Rows from a dataset of charts and code >>
::::::::
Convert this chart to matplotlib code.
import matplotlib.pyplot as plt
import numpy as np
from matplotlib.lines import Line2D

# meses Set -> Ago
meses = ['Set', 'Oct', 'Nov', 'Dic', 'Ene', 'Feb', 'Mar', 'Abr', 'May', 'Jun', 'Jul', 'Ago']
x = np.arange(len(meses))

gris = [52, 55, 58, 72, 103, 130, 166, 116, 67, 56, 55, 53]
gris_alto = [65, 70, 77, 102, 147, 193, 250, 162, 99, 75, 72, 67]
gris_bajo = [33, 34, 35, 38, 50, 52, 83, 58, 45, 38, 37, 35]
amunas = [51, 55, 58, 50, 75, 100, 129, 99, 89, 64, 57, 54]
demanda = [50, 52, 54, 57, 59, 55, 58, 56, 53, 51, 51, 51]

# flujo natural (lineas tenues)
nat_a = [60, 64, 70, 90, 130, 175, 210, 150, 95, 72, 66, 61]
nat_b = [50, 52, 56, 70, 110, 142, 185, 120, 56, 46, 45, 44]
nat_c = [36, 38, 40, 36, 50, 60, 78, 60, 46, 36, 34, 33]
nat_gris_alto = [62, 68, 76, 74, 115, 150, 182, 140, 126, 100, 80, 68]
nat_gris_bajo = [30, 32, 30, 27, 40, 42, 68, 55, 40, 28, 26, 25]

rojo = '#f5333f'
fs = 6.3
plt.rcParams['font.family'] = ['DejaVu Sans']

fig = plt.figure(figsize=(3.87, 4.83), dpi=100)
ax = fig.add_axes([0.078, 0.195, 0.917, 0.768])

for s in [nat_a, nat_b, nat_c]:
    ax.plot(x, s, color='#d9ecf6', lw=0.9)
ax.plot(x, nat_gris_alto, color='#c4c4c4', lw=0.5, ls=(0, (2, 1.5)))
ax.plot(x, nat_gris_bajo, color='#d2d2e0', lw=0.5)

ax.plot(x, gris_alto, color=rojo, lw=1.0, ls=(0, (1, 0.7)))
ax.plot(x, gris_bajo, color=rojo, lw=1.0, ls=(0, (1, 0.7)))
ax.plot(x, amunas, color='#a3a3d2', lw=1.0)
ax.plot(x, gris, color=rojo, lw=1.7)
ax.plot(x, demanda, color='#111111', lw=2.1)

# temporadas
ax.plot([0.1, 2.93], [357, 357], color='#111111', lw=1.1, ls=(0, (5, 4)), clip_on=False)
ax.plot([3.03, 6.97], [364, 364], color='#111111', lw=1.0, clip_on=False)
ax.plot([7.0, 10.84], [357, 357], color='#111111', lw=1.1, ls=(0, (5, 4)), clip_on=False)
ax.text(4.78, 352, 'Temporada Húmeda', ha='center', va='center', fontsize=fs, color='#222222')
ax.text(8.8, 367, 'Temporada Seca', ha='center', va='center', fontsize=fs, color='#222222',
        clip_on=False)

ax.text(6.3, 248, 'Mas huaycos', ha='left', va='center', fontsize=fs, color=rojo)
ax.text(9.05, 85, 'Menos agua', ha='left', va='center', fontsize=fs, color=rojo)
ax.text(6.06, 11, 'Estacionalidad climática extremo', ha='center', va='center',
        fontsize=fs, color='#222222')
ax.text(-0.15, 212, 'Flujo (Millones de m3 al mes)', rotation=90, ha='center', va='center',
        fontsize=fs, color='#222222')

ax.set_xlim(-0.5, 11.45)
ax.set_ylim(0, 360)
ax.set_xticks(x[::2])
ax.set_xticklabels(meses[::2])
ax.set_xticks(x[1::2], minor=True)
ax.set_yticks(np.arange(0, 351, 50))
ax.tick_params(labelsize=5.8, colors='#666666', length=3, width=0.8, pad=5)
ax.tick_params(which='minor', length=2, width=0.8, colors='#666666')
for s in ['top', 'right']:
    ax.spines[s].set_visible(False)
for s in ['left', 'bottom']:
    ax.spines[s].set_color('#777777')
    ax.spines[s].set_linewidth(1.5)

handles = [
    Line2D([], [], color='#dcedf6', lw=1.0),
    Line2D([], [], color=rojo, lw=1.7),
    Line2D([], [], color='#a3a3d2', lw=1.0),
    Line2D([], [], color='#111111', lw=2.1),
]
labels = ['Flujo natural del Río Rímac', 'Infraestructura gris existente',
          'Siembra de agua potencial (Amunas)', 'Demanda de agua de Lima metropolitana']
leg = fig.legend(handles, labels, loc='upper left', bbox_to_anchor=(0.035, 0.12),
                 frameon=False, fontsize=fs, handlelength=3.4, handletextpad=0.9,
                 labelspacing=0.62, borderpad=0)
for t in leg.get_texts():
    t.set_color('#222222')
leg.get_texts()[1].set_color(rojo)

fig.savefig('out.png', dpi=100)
::::::::
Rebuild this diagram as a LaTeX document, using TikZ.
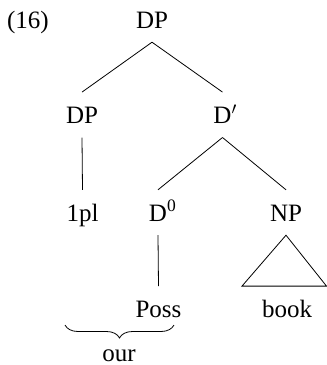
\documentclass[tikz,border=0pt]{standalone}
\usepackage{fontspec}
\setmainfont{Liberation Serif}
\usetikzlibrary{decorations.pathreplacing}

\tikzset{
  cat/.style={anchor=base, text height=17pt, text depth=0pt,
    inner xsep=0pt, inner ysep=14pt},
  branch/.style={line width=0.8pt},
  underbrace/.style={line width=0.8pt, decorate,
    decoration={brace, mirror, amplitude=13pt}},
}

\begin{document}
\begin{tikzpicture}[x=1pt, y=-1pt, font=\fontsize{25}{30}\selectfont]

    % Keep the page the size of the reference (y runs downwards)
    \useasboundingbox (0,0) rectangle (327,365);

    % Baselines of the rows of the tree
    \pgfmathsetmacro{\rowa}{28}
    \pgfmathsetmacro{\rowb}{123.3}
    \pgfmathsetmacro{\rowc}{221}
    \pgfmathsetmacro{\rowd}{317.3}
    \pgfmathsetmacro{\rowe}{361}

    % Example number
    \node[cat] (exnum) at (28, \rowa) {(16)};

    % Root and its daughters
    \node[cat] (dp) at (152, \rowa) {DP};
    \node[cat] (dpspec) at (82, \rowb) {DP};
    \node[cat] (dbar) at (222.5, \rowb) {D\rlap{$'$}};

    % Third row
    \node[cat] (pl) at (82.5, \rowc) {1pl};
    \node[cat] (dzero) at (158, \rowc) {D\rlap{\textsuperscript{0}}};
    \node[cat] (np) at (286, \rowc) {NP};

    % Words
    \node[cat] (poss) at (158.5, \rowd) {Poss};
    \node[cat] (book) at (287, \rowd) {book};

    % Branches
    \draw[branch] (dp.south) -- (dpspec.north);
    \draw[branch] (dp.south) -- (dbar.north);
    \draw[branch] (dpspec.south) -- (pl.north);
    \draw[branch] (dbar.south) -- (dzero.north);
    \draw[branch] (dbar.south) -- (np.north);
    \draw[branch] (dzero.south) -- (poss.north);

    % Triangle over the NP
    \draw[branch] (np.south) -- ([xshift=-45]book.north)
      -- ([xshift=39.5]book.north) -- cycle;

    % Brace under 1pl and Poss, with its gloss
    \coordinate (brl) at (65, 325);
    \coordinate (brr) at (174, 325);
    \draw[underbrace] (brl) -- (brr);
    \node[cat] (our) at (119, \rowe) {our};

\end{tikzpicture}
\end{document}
::::::::
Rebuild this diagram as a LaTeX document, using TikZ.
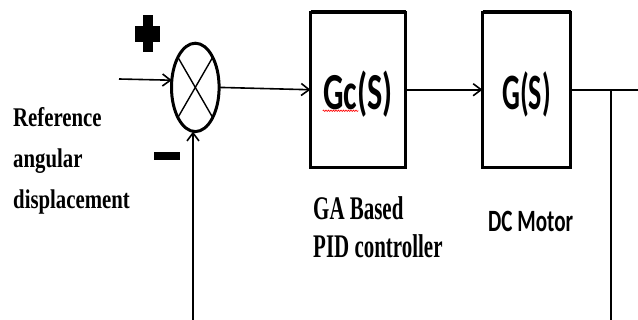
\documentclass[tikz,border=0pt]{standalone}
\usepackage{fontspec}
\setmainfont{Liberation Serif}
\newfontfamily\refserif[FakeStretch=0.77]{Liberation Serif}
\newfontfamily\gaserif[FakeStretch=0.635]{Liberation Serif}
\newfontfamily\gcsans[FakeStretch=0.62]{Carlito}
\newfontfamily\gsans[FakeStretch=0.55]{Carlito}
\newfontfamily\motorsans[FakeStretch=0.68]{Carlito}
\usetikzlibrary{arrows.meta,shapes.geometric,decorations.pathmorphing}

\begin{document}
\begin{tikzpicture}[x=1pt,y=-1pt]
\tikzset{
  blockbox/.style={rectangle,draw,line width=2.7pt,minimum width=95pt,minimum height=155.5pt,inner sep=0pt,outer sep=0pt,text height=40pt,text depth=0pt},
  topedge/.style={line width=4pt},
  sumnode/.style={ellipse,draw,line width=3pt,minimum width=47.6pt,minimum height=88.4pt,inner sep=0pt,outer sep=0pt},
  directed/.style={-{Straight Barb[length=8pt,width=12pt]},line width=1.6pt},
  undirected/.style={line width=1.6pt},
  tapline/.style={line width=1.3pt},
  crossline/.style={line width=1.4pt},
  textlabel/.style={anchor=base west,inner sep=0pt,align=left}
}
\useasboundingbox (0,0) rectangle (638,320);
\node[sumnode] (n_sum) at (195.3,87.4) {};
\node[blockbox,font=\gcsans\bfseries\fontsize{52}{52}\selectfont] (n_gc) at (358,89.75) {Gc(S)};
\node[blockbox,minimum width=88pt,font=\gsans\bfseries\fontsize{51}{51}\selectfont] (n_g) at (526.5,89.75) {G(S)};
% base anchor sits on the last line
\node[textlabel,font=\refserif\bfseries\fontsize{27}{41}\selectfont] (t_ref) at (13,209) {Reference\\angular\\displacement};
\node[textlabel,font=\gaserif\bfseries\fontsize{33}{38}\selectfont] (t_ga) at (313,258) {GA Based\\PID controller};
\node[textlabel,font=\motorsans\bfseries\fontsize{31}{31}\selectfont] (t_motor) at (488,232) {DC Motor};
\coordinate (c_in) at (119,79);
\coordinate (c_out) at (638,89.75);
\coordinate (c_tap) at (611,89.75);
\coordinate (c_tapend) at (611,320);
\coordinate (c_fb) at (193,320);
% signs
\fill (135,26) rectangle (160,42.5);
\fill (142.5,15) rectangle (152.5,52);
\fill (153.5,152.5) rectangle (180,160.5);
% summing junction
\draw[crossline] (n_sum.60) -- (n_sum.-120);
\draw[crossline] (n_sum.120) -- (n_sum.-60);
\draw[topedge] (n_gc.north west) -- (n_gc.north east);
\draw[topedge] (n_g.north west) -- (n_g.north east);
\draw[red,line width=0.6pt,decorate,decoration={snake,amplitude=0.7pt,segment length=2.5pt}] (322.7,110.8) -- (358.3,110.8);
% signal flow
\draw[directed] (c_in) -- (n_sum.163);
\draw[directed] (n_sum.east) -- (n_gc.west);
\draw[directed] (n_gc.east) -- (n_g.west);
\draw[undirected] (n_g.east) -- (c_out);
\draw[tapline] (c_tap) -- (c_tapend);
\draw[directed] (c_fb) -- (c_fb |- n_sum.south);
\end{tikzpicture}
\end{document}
::::::::
Task to complete >>
In the listing above, find the line with "Convert this chart to matplotlib code." and the line with "ax.plot(x, nat_gris_bajo, color='#d2d2e0', lw=0.5)", then print exactly those two lines and every line between them, and nothing more.

Task response >>
Convert this chart to matplotlib code.
import matplotlib.pyplot as plt
import numpy as np
from matplotlib.lines import Line2D

# meses Set -> Ago
meses = ['Set', 'Oct', 'Nov', 'Dic', 'Ene', 'Feb', 'Mar', 'Abr', 'May', 'Jun', 'Jul', 'Ago']
x = np.arange(len(meses))

gris = [52, 55, 58, 72, 103, 130, 166, 116, 67, 56, 55, 53]
gris_alto = [65, 70, 77, 102, 147, 193, 250, 162, 99, 75, 72, 67]
gris_bajo = [33, 34, 35, 38, 50, 52, 83, 58, 45, 38, 37, 35]
amunas = [51, 55, 58, 50, 75, 100, 129, 99, 89, 64, 57, 54]
demanda = [50, 52, 54, 57, 59, 55, 58, 56, 53, 51, 51, 51]

# flujo natural (lineas tenues)
nat_a = [60, 64, 70, 90, 130, 175, 210, 150, 95, 72, 66, 61]
nat_b = [50, 52, 56, 70, 110, 142, 185, 120, 56, 46, 45, 44]
nat_c = [36, 38, 40, 36, 50, 60, 78, 60, 46, 36, 34, 33]
nat_gris_alto = [62, 68, 76, 74, 115, 150, 182, 140, 126, 100, 80, 68]
nat_gris_bajo = [30, 32, 30, 27, 40, 42, 68, 55, 40, 28, 26, 25]

rojo = '#f5333f'
fs = 6.3
plt.rcParams['font.family'] = ['DejaVu Sans']

fig = plt.figure(figsize=(3.87, 4.83), dpi=100)
ax = fig.add_axes([0.078, 0.195, 0.917, 0.768])

for s in [nat_a, nat_b, nat_c]:
    ax.plot(x, s, color='#d9ecf6', lw=0.9)
ax.plot(x, nat_gris_alto, color='#c4c4c4', lw=0.5, ls=(0, (2, 1.5)))
ax.plot(x, nat_gris_bajo, color='#d2d2e0', lw=0.5)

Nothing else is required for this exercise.